Rock 'n' roll is ALL about the kids, dude.
It really is nice having something decent to watch and listen to along with your little 'un. This isn't the two Johns' first foray into children's music. Their 2002 album No! is a lot of fun and while this collection (available as both cd and dvd) isn't quite as good, it still contains a lot of classic TMBG moments. Cut the boys some slack--when you're doing alphabet songs, you've got to stick to the script!
The video is a combination of letter and general alphabet songs with a variety of different visuals: live action, live action/video effects, marionation, and various animation styles. Linnell and Flansburgh host the show as sock puppets...with very anatomically correct hair, to boot.
Most of the tunes are miniatures, with a few slightly longer tunes thrown in, which are, of course, more interesting from an, erm, adult point of view, although some of the quickies are really cool too. I usually like John L's stuff a little more, but this collection's pretty much a saw-off. Flansburgh's best numbers are: "C Is For Conifers," a country-themed song in TMBG's encyclopedic tradition (e.g., "Mammals" and "James K. Polk"--the stuff that usually earns them the moniker "nerd rockers" from bulletheaded music critics); the lightly-funky "E Eats Everything," in which the indiscriminately piggy little character gets his comeuppance by meeting Z, which eats only Es, pac-man style; and "Pictures of Pandas Painting," which is a minor rugrat freakout featuring some unsettling slow-mo filmic animation. I have a suspicion that this may actually be a piss-take on the Super Furry Animals, as the animation looks like something I remember seeing on their Rings Around The World dvd, although my memory might be cheating me. I haven't been able to find any additional info about the animator.

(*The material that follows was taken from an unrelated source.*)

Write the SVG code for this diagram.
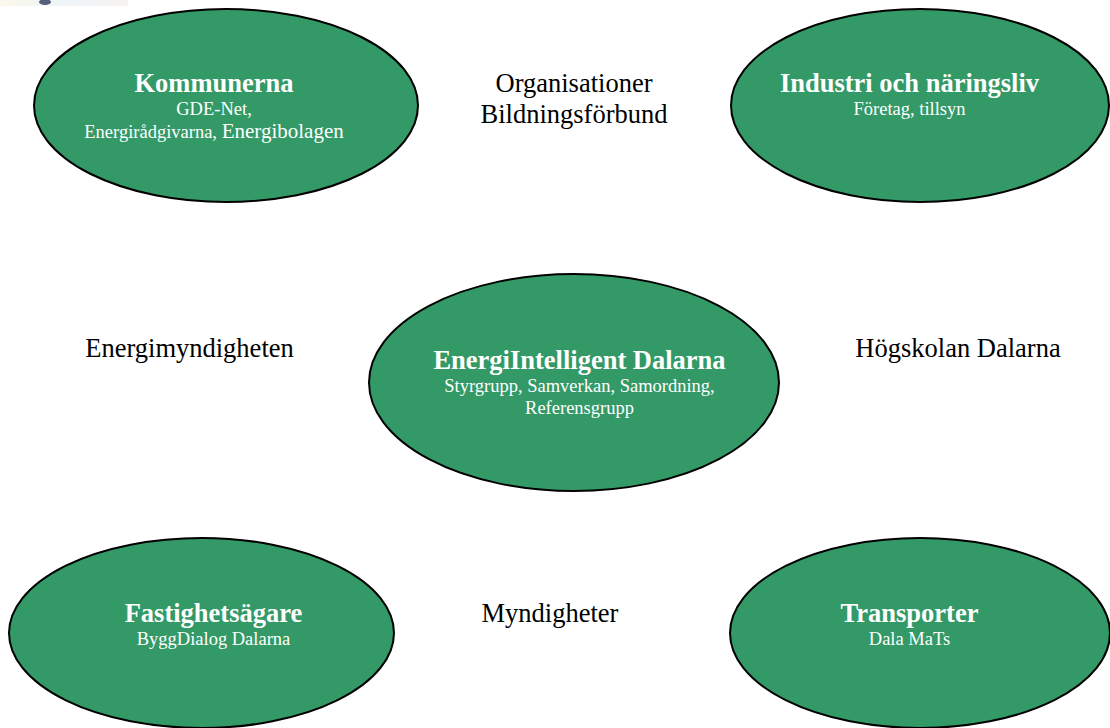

Of Linnell's stuff, I like "I C U," another country tune the lyrics of which are composed entirely of individual letters. A lonely X sits at home on a rainy night wistfully watching a weather-girl X on tv, in true hurtin' style. There's also a letter-search track called "Can You Find It?" which sounds so conventionally adult TMBG, in Linnell's trademark folky style, that you realize that it's a fine line between TMBG and a kids' band on most days. Maybe that avoidance of sub-genre and subculture is what makes them so appealing.
I've got to try this dvd out on some other kids. My daughter's too young for the more involved stuff, although she appears to like the music and busy visuals just fine and was shaking her little booty more than once. I'm not sure how some of this material works on the cd version, as the visuals are directly tied to the music in many places. Adults who watch on their own--you know who you are--can skip over the alphabet-recitation tracks and other filler.
N.B. Knowing my geography, I wondered how the first track "Alphabet of Nations" was going to cope with the letter X, which is the first letter of Nowhereland. That was before I knew that there was an African country called West Xylophone. Wukka wukka.